> What the task requires
Copy out the lines that include the word "chart".

> Supplied information

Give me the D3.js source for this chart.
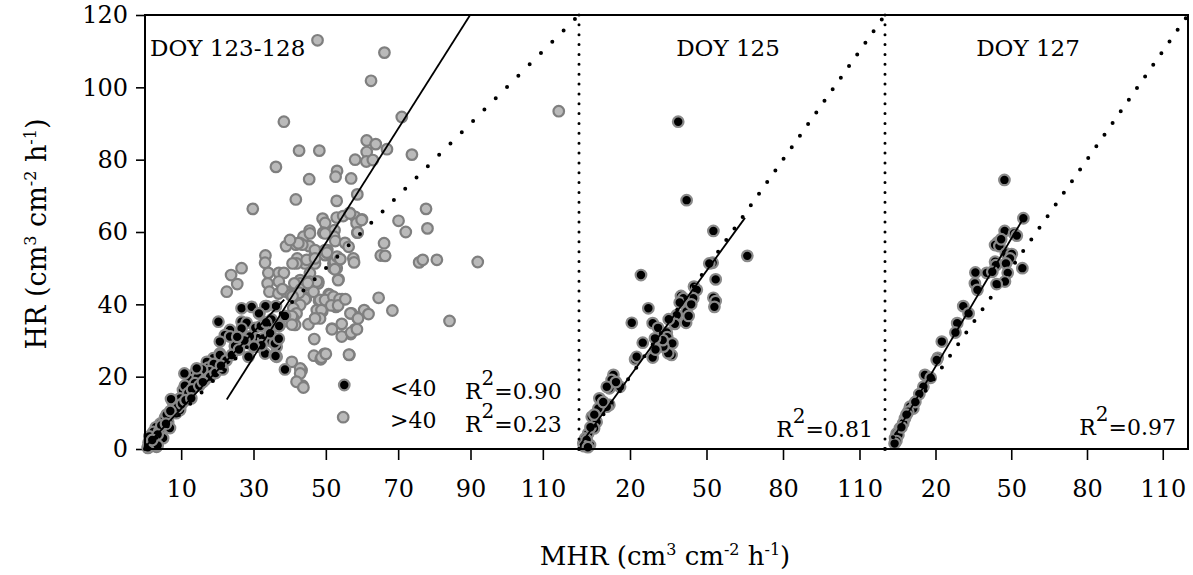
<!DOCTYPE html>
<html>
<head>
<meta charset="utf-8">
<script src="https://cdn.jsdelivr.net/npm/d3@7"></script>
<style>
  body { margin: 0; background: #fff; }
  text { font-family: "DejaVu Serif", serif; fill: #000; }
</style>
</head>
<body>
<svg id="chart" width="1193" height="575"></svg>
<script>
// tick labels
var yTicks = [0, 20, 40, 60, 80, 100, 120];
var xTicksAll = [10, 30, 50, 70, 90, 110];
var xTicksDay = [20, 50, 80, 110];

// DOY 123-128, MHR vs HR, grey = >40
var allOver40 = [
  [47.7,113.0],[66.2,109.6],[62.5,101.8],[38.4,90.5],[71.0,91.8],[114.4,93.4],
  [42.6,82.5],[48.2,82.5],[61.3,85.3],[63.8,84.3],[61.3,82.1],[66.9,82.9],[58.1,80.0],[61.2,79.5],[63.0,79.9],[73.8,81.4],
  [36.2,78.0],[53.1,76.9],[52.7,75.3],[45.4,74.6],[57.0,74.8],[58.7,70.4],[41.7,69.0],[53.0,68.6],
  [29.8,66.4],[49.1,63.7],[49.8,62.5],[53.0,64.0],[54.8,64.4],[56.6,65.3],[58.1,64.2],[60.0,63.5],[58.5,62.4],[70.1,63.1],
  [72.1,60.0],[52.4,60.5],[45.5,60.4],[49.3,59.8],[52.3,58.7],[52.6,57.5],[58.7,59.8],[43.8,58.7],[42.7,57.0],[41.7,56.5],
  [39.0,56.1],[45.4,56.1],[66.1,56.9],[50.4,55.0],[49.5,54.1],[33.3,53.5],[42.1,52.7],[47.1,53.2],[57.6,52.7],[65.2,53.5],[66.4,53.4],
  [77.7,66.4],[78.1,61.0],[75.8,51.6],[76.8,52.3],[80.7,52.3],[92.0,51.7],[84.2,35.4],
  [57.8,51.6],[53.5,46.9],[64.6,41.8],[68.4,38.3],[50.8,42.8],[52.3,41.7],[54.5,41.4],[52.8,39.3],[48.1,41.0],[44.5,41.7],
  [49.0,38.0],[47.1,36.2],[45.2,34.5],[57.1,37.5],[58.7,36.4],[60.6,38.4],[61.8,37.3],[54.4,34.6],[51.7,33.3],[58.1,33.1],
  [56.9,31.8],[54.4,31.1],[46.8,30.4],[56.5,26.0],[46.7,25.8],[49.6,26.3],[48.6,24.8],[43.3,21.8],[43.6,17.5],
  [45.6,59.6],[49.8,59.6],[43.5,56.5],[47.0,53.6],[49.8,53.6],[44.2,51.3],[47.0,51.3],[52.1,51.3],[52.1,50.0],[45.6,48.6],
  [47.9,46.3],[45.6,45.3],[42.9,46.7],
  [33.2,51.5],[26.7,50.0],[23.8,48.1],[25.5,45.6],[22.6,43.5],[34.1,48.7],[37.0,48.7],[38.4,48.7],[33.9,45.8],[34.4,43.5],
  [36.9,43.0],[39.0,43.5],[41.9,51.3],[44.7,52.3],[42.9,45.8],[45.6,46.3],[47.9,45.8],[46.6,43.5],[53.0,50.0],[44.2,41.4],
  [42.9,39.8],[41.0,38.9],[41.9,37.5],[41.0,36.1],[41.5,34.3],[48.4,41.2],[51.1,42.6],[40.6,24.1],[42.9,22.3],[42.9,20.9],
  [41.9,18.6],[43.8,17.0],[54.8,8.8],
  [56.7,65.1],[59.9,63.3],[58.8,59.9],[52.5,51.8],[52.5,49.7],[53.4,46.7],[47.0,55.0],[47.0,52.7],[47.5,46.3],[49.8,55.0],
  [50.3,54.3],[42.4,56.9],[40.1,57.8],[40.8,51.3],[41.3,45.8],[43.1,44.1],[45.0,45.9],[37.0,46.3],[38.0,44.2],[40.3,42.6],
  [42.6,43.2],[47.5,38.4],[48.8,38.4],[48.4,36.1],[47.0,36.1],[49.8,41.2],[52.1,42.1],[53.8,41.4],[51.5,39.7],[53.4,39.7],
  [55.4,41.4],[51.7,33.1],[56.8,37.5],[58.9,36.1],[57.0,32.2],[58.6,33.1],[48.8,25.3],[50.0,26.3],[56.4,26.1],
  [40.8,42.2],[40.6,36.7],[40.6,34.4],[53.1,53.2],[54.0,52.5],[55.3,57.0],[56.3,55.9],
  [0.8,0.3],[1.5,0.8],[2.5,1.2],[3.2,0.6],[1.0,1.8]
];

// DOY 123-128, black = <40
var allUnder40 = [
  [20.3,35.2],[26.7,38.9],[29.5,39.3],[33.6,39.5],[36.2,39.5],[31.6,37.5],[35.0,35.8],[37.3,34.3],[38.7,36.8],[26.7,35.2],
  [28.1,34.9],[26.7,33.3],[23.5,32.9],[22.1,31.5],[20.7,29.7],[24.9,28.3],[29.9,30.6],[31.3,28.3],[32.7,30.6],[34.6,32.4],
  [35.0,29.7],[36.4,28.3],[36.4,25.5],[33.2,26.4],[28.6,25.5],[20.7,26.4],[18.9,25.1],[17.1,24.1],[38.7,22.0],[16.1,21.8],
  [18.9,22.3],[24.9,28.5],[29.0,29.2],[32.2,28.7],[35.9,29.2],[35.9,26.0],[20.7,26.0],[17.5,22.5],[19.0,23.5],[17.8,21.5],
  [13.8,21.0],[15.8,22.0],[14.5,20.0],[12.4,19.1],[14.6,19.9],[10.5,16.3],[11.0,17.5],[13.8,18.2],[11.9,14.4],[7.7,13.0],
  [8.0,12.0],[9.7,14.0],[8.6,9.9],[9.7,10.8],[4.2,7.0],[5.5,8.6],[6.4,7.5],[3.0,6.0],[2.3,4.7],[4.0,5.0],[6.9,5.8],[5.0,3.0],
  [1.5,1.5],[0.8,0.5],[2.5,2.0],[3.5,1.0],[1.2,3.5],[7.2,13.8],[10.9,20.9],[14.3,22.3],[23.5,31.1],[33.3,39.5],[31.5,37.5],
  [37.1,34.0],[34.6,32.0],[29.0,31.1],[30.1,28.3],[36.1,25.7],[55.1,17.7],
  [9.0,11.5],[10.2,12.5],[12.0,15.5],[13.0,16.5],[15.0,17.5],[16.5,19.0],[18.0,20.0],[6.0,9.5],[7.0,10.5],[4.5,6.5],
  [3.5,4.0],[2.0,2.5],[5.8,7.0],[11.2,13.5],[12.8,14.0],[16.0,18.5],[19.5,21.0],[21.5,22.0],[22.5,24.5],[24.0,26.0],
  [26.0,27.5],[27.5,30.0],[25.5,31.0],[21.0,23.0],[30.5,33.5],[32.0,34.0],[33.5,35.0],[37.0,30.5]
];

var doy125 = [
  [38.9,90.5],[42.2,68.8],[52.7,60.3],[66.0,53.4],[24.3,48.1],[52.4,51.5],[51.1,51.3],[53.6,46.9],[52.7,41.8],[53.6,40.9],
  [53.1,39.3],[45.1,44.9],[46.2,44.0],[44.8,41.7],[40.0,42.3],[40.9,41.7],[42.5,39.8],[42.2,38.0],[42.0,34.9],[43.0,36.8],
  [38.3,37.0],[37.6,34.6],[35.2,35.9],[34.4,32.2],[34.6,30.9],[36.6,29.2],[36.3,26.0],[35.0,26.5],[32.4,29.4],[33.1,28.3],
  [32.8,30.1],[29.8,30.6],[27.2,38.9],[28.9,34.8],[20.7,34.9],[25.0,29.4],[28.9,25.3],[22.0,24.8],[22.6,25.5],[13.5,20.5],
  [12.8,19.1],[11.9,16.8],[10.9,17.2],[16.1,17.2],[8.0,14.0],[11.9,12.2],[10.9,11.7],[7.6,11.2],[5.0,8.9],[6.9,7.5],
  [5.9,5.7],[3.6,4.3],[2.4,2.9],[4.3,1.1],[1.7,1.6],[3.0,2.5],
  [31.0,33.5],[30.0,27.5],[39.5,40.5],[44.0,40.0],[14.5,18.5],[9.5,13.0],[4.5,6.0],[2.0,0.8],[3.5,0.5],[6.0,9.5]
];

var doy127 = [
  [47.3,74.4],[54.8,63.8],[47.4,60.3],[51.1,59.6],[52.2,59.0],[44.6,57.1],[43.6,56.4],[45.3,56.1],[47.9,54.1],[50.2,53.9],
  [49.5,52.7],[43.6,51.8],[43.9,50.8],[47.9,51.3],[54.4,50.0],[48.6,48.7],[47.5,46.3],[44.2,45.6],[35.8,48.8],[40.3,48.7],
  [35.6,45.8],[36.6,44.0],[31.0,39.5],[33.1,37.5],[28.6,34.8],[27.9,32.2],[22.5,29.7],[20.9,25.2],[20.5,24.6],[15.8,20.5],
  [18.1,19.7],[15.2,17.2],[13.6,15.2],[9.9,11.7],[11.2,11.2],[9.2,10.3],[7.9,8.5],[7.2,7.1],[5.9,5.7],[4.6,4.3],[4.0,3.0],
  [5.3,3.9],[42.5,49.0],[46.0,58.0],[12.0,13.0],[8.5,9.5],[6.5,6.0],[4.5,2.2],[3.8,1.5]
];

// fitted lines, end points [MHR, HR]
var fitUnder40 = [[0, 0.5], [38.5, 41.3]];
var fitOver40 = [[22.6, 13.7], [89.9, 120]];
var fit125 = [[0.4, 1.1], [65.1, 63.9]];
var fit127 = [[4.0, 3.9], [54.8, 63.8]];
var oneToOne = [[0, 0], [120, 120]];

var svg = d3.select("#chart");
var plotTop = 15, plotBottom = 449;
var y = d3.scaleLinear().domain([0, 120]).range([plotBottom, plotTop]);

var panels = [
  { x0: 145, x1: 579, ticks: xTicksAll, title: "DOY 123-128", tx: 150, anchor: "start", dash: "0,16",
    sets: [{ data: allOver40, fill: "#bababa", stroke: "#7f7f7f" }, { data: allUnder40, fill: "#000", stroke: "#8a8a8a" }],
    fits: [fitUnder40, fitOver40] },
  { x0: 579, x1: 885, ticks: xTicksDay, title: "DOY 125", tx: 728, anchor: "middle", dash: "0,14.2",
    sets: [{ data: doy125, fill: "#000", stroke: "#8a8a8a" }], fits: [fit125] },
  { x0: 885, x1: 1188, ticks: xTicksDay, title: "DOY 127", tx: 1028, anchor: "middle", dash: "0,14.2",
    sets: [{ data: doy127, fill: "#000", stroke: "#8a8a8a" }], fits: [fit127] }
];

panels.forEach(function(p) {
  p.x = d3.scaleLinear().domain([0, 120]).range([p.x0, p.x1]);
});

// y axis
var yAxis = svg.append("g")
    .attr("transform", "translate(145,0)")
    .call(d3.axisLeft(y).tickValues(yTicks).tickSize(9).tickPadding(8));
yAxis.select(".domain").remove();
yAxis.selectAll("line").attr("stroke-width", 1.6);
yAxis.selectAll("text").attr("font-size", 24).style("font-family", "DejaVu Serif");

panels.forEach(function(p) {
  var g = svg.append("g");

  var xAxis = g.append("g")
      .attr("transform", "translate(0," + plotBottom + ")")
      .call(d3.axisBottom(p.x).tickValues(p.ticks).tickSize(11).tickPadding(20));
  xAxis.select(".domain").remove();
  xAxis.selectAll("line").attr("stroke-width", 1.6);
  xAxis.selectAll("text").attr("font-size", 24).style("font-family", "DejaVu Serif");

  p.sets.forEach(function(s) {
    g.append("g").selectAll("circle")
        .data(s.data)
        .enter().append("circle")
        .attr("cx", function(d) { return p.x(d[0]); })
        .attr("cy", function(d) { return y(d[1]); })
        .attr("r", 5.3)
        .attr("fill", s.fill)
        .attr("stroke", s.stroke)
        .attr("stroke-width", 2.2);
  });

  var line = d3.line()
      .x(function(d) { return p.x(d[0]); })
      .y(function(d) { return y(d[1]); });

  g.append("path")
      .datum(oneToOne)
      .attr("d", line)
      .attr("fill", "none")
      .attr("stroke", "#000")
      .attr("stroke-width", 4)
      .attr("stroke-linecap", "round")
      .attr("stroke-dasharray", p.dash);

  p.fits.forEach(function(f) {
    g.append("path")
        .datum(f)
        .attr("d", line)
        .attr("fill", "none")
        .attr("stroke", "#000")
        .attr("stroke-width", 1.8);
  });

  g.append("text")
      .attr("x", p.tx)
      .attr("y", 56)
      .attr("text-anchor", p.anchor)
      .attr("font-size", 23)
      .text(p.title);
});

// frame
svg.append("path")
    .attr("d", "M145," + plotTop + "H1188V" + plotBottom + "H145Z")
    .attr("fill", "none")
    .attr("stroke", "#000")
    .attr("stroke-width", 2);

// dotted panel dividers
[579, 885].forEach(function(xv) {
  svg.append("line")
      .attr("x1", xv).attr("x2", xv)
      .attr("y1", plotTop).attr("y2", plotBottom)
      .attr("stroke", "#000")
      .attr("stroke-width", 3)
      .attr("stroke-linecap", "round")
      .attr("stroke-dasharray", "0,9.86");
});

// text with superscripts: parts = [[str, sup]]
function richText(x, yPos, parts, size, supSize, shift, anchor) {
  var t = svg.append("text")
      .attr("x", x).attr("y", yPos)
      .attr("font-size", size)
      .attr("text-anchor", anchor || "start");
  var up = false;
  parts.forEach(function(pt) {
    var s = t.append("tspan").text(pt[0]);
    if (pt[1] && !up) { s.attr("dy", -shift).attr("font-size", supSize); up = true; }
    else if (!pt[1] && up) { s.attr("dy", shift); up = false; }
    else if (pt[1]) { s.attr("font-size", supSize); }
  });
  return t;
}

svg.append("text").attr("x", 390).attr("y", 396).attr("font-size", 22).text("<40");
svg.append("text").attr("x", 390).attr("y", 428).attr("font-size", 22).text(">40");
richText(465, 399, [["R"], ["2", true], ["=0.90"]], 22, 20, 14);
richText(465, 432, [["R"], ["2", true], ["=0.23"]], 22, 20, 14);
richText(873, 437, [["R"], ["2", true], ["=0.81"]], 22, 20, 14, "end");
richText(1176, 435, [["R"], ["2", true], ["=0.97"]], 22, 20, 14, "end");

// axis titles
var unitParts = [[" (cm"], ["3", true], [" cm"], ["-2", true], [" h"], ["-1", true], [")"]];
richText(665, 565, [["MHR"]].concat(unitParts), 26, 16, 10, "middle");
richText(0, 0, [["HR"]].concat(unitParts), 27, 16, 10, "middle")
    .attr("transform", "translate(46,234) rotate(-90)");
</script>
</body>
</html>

> Solution to the problem
Give me the D3.js source for this chart.
<svg id="chart" width="1193" height="575"></svg>
var svg = d3.select("#chart");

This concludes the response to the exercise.